A: Transformation T(x,y,z) is defined  as in the  question posted $$
 T(x,y,z) =
  \left[ {\begin{array}{cc}
   1 & 1 & 0\\
   1 &-1 & 0\\
   1 & 0 & 1\\ 
  \end{array} } \right]\left[ {\begin{array}{cc}
   v_1\\
   v_2\\
   v_3\\ 
  \end{array} } \right]
$$ 
which is of the form $T(x,y,z)=Ax.$ Such that $A=\left[ {\begin{array}{cc}
   1 & 1 & 0\\
   1 &-1 & 0\\
   1 & 0 & 1\\ 
  \end{array} } \right]$ and the vector $x =\left[ {\begin{array}{cc}
   v_1\\
   v_2\\
   v_3\\ 
  \end{array} } \right] $ respectively. For a matrix A of 3*3 order,there are three Eigen values that can be determined from it. For each Eigen value, a vector is determined which is named as Eigen vector, hence three vectors are determined from three Eigen values. Meaning of Eigen values and Eigen vectors can be well-described as below: As mentioned above, Eigen values of A can be determined by the following the equation $$ Ax = \lambda I_{n} x$$ where $I_n$ is the unit matrix with n as the order of square matrix involved. Here, $n =3.$ From this equation, It can be understood that the Matrix $A$ operates on a vector $x$ so as to result in a vector which is parallel to the original vector $x.$ And $\lambda$ is any scalar that operates on the vector $x.$ It can be rephrased as: what are vectors (here, say three values for vectors $x$) for which Matrix $A$ operates on each of them to give a vector parallel to it.
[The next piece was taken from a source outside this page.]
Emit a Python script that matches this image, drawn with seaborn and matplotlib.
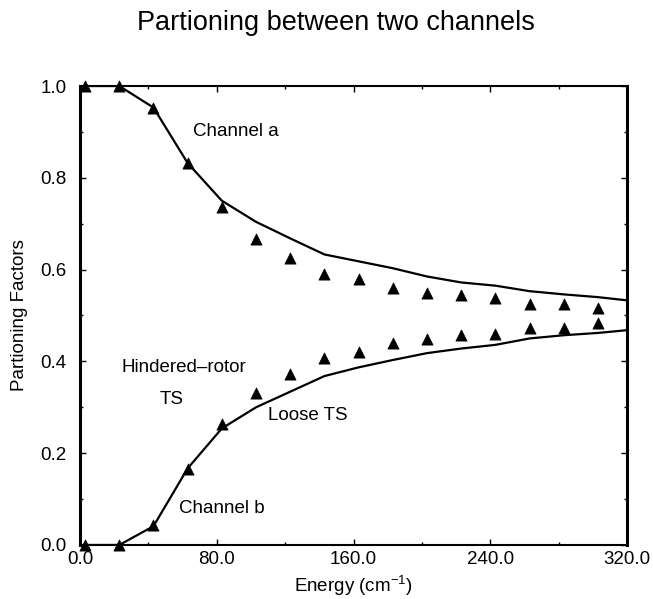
import matplotlib
matplotlib.use("Agg")
import matplotlib.pyplot as plt
from matplotlib.ticker import MultipleLocator, FormatStrFormatter
import seaborn as sns
import pandas as pd

# Sampled energies (cm^-1) for the computed points
energy_pts = [3, 23, 43, 63, 83, 103, 123, 143, 163, 183, 203, 223, 243, 263, 283, 303]
# Hindered-rotor TS partitioning factors
hr_a = [1.0, 1.0, 0.953, 0.832, 0.736, 0.666, 0.625, 0.590, 0.579, 0.559,
        0.550, 0.544, 0.539, 0.526, 0.526, 0.517]
hr_b = [0.0, 0.0, 0.044, 0.165, 0.264, 0.332, 0.373, 0.408, 0.421, 0.439,
        0.448, 0.457, 0.460, 0.473, 0.473, 0.483]

# Loose TS curves
energy_line = [3, 23, 43, 63, 83, 103, 123, 143, 163, 183, 203, 223, 243, 263, 283, 303, 320]
loose_a = [1.0, 1.0, 0.953, 0.832, 0.750, 0.704, 0.668, 0.633, 0.618, 0.603,
           0.585, 0.572, 0.565, 0.553, 0.546, 0.540, 0.533]
loose_b = [0.0, 0.0, 0.041, 0.167, 0.254, 0.300, 0.334, 0.368, 0.387, 0.403,
           0.418, 0.428, 0.436, 0.450, 0.457, 0.462, 0.468]

x_ticks = [0.0, 80.0, 160.0, 240.0, 320.0]
y_ticks = [0.0, 0.2, 0.4, 0.6, 0.8, 1.0]

sns.set_theme(style="ticks")
plt.rcParams["font.family"] = ["Liberation Sans", "DejaVu Sans"]
plt.rcParams["mathtext.fontset"] = "custom"
plt.rcParams["mathtext.rm"] = "Liberation Sans"
plt.rcParams["mathtext.it"] = "Liberation Sans:italic"
plt.rcParams["text.color"] = "black"
plt.rcParams["axes.labelcolor"] = "black"

pts = pd.DataFrame({"E": energy_pts * 2, "P": hr_a + hr_b,
                    "ch": ["a"] * len(hr_a) + ["b"] * len(hr_b)})
lines = pd.DataFrame({"E": energy_line * 2, "P": loose_a + loose_b,
                      "ch": ["a"] * len(loose_a) + ["b"] * len(loose_b)})

fig = plt.figure(figsize=(6.53, 5.99), dpi=100)
ax = fig.add_axes([0.1225, 0.0902, 0.8377, 0.7662])

sns.lineplot(data=lines, x="E", y="P", units="ch", estimator=None,
             color="black", linewidth=1.6, ax=ax, legend=False)
sns.scatterplot(data=pts, x="E", y="P", marker="^", color="black",
                s=65, edgecolor="black", linewidth=0.5, ax=ax,
                legend=False, clip_on=False, zorder=5)

ax.set_xlim(0, 320)
ax.set_ylim(0, 1.0)
ax.set_xticks(x_ticks)
ax.set_yticks(y_ticks)
ax.xaxis.set_major_formatter(FormatStrFormatter("%.1f"))
ax.yaxis.set_major_formatter(FormatStrFormatter("%.1f"))
ax.xaxis.set_minor_locator(MultipleLocator(40))
ax.yaxis.set_minor_locator(MultipleLocator(0.1))
ax.tick_params(which="both", direction="in", top=True, right=True,
               labelsize=13.5, colors="black", width=1.0)
ax.tick_params(which="major", length=4.5)
ax.tick_params(which="minor", length=2.5)
ax.tick_params(axis="y", which="major", pad=9.5)
ax.tick_params(axis="x", which="major", pad=4)

for side, lw in {"left": 2.2, "right": 2.2, "top": 1.5, "bottom": 1.5}.items():
    ax.spines[side].set_visible(True)
    ax.spines[side].set_linewidth(lw)
    ax.spines[side].set_color("black")

ax.set_xlabel("Energy (cm$^{-1}$)", fontsize=13.5, labelpad=4.5, color="black")
ax.set_ylabel("Partioning Factors", fontsize=13.5, labelpad=9, color="black")

ax.text(66, 0.90, "Channel a", fontsize=13.5, va="center", ha="left")
ax.text(24.5, 0.386, "Hindered\u2013rotor", fontsize=13.5, va="center", ha="left")
ax.text(53.7, 0.318, "TS", fontsize=13.5, va="center", ha="center")
ax.text(110, 0.283, "Loose TS", fontsize=13.5, va="center", ha="left")
ax.text(58, 0.08, "Channel b", fontsize=13.5, va="center", ha="left")

fig.suptitle("Partioning between two channels", x=0.515, y=0.962,
             va="center", fontsize=19.5, color="black")

fig.savefig("out.png", dpi=100, facecolor="white")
Upon simplifying the above equation, we get the equation (i), $$(A-\lambda I_3)x=0$$ $$ det\left|A-\lambda x\right|=0$$ $$\left| {\begin{array}{cc}
   1-\lambda & 1 & 0\\
   1 &-1-\lambda & 0\\
   1 & 0 & 1-\lambda\\ 
  \end{array} } \right| =0 $$
solving this equation results in third order polynomial of the following form (calculations procedure shown in the question is sufficient),$$(\lambda -1)(2-\lambda^{2})=0.$$ obviously, $\lambda=1,\sqrt{2},-\sqrt{2}.$  Case 1: $\lambda=1$$$\left| {\begin{array}{cc}
   0 & 1 & 0\\
   1 &-2 & 0\\
   1 & 0 & 0\\ 
  \end{array} } \right|\left[ {\begin{array}{cc}
   v_1\\
   v_2\\
   v_3\\ 
  \end{array} } \right] =\left[ {\begin{array}{cc}
   0\\
   0\\
   0\\ 
  \end{array} } \right]$$ On solving this equation, we get vector $x$ is of the form $\left[ {\begin{array}{cc}
   0\\
   0\\
   v_3\\ 
  \end{array} } \right] $ such that $v_3$ is independent of both $v_1$ and $v_2$
.By choosing $v_3=1$, results in Eigen vector $(\epsilon_1)$  $\left[ {\begin{array}{cc}
   0\\
   0\\
   1\\ 
  \end{array} } \right]$ corresponding to Eigen value $\lambda_1=1.$ By substituting other two Eigen values, corresponding Eigen vectors are obtained. Case 2: $\lambda=\sqrt{2}$ Eigen vector, $\epsilon_2$ is $\left[ {\begin{array}{cc}
   1\\
   \sqrt{2}-1\\
   \sqrt{2}+1\\ 
  \end{array} } \right].$ 
Case 3: $\lambda=-\sqrt{2}$ Eigen vector, $\epsilon_3$ is $\left[ {\begin{array}{cc}
   1\\
   -\sqrt{2}-1\\
   1-\sqrt{2}\\ 
  \end{array} } \right].$  There are three vectors $\epsilon_1$,$\epsilon_2$ and $\epsilon_3$ obtained as Eigen vectors corresponding to Eigen values $\lambda=1,\sqrt{2} and -\sqrt{2}.$ To verify, these eigen vectors are orthogonal, the necessary condition for orthogonality, based on the notation used here is,$$\epsilon_i .\epsilon_j =0$$ here dot denotes dot product or inner product and further i and j can take values from 1 to 3, such that $i\neq j. $ i.e, $\epsilon_1.\epsilon_2 =0$ shows $\epsilon_1$ is orthogonal to $\epsilon_2$ and $\epsilon_1.\epsilon_3 = 0$ shows $\epsilon_1$ is orthogonal to $\epsilon_3.$ and $\epsilon_2.\epsilon_3 = 0$ shows $\epsilon_2$ is orthogonal to $\epsilon_3.$ If $$\epsilon_1.\epsilon_2 =\epsilon_1.\epsilon_3 =\epsilon_2.\epsilon_3 = 0.$$ then, $\epsilon_1$,$\epsilon_2$ and$\epsilon_3$ are mutually orthogonal to each other. From the vectors obtained, it is found that they are not orthogonal to each other.